_Stated goal:_ Only the pictures are omitted; repeat all other data exactly.
==============================
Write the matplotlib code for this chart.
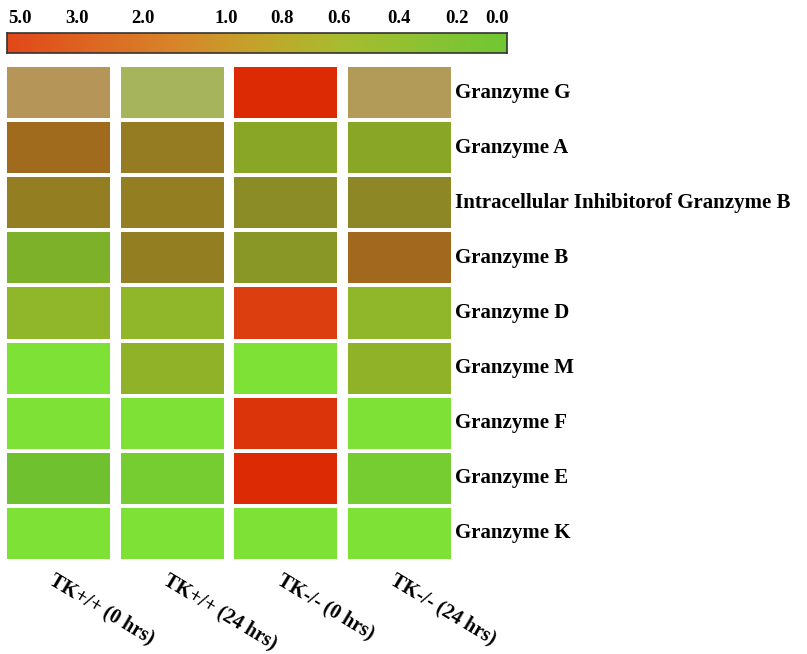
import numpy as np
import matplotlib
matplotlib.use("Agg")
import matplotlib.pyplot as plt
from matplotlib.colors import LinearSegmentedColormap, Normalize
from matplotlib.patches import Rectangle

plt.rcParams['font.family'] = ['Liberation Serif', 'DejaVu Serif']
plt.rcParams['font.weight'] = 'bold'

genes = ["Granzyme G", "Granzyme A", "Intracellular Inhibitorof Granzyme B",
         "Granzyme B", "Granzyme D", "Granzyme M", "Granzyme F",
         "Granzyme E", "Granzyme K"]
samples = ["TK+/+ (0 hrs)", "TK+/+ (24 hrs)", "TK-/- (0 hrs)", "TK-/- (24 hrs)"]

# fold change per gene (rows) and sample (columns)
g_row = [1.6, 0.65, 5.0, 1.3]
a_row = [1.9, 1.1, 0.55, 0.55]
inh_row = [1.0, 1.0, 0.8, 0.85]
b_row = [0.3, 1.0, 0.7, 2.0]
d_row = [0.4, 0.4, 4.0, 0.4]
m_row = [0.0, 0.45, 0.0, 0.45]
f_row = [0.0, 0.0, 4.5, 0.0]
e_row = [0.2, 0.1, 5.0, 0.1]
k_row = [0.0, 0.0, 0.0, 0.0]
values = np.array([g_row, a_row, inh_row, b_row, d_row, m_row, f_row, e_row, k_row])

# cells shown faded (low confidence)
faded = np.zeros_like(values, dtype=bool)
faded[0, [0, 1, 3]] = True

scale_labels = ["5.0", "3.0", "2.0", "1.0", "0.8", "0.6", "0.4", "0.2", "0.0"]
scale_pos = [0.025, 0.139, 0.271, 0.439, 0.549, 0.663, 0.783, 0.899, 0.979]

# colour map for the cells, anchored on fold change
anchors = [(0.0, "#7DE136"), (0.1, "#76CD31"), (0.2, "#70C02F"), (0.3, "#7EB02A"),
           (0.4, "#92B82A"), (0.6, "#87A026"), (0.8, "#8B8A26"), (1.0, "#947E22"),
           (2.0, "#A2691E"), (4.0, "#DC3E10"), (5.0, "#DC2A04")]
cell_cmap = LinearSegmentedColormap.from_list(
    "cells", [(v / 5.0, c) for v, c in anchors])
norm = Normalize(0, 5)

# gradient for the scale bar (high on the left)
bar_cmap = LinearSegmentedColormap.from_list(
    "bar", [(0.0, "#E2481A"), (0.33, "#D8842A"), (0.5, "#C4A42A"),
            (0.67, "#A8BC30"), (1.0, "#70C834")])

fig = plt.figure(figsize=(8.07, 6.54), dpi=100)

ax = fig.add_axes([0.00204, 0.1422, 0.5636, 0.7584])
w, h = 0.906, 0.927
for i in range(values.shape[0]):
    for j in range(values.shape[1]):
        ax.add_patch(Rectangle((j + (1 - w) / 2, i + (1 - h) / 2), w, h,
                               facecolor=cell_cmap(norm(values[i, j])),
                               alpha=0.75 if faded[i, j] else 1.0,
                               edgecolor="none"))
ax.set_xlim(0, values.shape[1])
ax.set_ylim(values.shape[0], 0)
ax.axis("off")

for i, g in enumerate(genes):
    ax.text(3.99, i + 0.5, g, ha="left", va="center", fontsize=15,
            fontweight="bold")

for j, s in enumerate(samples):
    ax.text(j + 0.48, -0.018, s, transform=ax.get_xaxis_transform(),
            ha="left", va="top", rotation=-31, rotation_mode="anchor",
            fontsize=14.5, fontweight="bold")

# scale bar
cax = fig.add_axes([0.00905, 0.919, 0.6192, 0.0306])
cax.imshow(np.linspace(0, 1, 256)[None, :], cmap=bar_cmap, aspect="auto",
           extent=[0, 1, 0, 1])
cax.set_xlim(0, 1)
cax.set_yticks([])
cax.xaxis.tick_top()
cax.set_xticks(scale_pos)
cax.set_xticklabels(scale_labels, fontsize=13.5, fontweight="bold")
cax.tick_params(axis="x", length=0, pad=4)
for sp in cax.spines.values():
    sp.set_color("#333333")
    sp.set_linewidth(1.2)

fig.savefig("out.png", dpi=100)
==============================
_Solution for this problem:_
Write the matplotlib code for this chart.
import numpy as np
import matplotlib
matplotlib.use("Agg")
import matplotlib.pyplot as plt
from matplotlib.colors import LinearSegmentedColormap, Normalize
from matplotlib.patches import Rectangle

plt.rcParams['font.family'] = ['Liberation Serif', 'DejaVu Serif']
plt.rcParams['font.weight'] = 'bold'

genes = ["Granzyme G", "Granzyme A", "Intracellular Inhibitorof Granzyme B",
         "Granzyme B", "Granzyme D", "Granzyme M", "Granzyme F",
         "Granzyme E", "Granzyme K"]
samples = ["TK+/+ (0 hrs)", "TK+/+ (24 hrs)", "TK-/- (0 hrs)", "TK-/- (24 hrs)"]

# fold change per gene (rows) and sample (columns)
g_row = [1.6, 0.65, 5.0, 1.3]
a_row = [1.9, 1.1, 0.55, 0.55]
inh_row = [1.0, 1.0, 0.8, 0.85]
b_row = [0.3, 1.0, 0.7, 2.0]
d_row = [0.4, 0.4, 4.0, 0.4]
m_row = [0.0, 0.45, 0.0, 0.45]
f_row = [0.0, 0.0, 4.5, 0.0]
e_row = [0.2, 0.1, 5.0, 0.1]
k_row = [0.0, 0.0, 0.0, 0.0]
values = np.array([g_row, a_row, inh_row, b_row, d_row, m_row, f_row, e_row, k_row])

# cells shown faded (low confidence)
faded = np.zeros_like(values, dtype=bool)
faded[0, [0, 1, 3]] = True

scale_labels = ["5.0", "3.0", "2.0", "1.0", "0.8", "0.6", "0.4", "0.2", "0.0"]
scale_pos = [0.025, 0.139, 0.271, 0.439, 0.549, 0.663, 0.783, 0.899, 0.979]

# colour map for the cells, anchored on fold change
anchors = [(0.0, "#7DE136"), (0.1, "#76CD31"), (0.2, "#70C02F"), (0.3, "#7EB02A"),
           (0.4, "#92B82A"), (0.6, "#87A026"), (0.8, "#8B8A26"), (1.0, "#947E22"),
           (2.0, "#A2691E"), (4.0, "#DC3E10"), (5.0, "#DC2A04")]
cell_cmap = LinearSegmentedColormap.from_list(
    "cells", [(v / 5.0, c) for v, c in anchors])
norm = Normalize(0, 5)

# gradient for the scale bar (high on the left)
bar_cmap = LinearSegmentedColormap.from_list(
    "bar", [(0.0, "#E2481A"), (0.33, "#D8842A"), (0.5, "#C4A42A"),
            (0.67, "#A8BC30"), (1.0, "#70C834")])

fig = plt.figure(figsize=(8.07, 6.54), dpi=100)

ax = fig.add_axes([0.00204, 0.1422, 0.5636, 0.7584])
w, h = 0.906, 0.927
for i in range(values.shape[0]):
    for j in range(values.shape[1]):
        ax.add_patch(Rectangle((j + (1 - w) / 2, i + (1 - h) / 2), w, h,
                               facecolor=cell_cmap(norm(values[i, j])),
                               alpha=0.75 if faded[i, j] else 1.0,
                               edgecolor="none"))
ax.set_xlim(0, values.shape[1])
ax.set_ylim(values.shape[0], 0)
ax.axis("off")

for i, g in enumerate(genes):
    ax.text(3.99, i + 0.5, g, ha="left", va="center", fontsize=15,
            fontweight="bold")

for j, s in enumerate(samples):
    ax.text(j + 0.48, -0.018, s, transform=ax.get_xaxis_transform(),
            ha="left", va="top", rotation=-31, rotation_mode="anchor",
            fontsize=14.5, fontweight="bold")

# scale bar
cax = fig.add_axes([0.00905, 0.919, 0.6192, 0.0306])
cax.imshow(np.linspace(0, 1, 256)[None, :], cmap=bar_cmap, aspect="auto",
           extent=[0, 1, 0, 1])
cax.set_xlim(0, 1)
cax.set_yticks([])
cax.xaxis.tick_top()
cax.set_xticks(scale_pos)
cax.set_xticklabels(scale_labels, fontsize=13.5, fontweight="bold")
cax.tick_params(axis="x", length=0, pad=4)
for sp in cax.spines.values():
    sp.set_color("#333333")
    sp.set_linewidth(1.2)

fig.savefig("out.png", dpi=100)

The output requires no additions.